Intimacy in coming to know

OK, I admit that coding is not really my genre. I find it a useful process to perhaps get inside data (interviews, dialogue) for a while, then I need to escape into another way of thinking and being with the data. It is a very reductionistic process and I have to push myself through it, feeling like walking through mud, with my brain being squeezed when really it wants to run and shout. I want to get inside the person that is writing, to understand them, their paradigm, to see them as a whole human being, with living educational theories. How do these shape who they are, what they say and how they be with others? I want to engage all my levels of womens' ways of knowing!

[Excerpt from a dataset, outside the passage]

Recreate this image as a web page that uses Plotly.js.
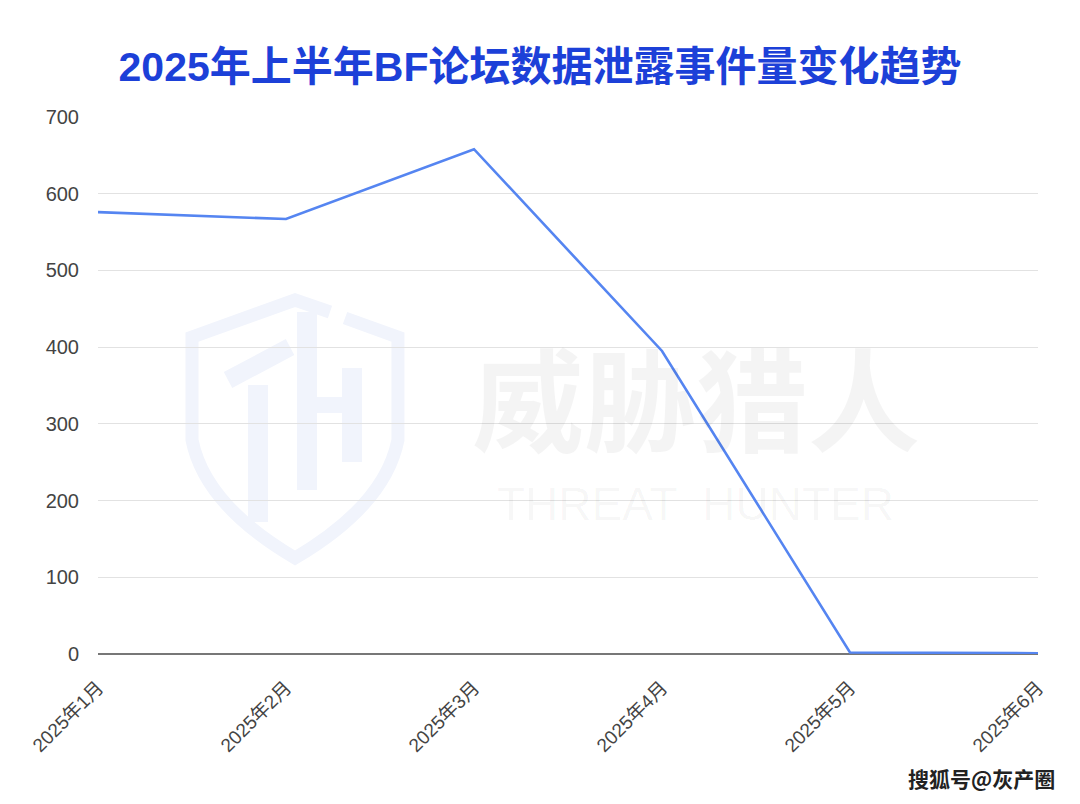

I want to lie down and gaze at the top of the trees with the clouds moving past and let my mind wonder and dream. I find I move too soon into theorising, wondering why, imagining, seeing myself in conversation with the research participators. I put myself in the facilators shoes and ask "how might I do it different?" before I have been thorough with the data. I move into praxis. Yet, in unpacking what I would do and asking what informs that, it enables me to go deep into the patterns in the data which is resonating with my theories and wondering. I begin to have insight and I find dimensions that are outside the reductionistic story. I find new questions to ask.

I have come to very much admire Helen's process of iterative layers of coding, drawing essences, sleep time, reflecting, seeing patterns, reflecting, looking for interpretative frameworks. It is very thorough and is more likely to stand up as a legitimate research process of inquiry compared to mine which is suited to the action research, auto-ethnography and lived experience genres that I used in my thesis.

We have been talking about the differences in our approaches. She describes what she does as small steps with think time in between. It is not just about these steps providing rigor of procedure, whereas my approach seems more imaginal (and less rigorous) but it enables her to become intimate with the data - it actually suits her ways of coming to know.

So I have got out my Inquiry Map that I created for my physics class and have been reflecting on how Helen and I move around this map. There is a complementarity to our processes which come together in rich and interesting dialogue. I begin to realise that what might seem to be "scattered" and not grounded in evidenced research is actually a very important part of developing and choosing interpretive lenses. I am zooming around the inquiry map like a buzzing bee... it is me trying to get a sense of the inquiry "whole". As long as I visit each quadrant enough to develop a path of rigor.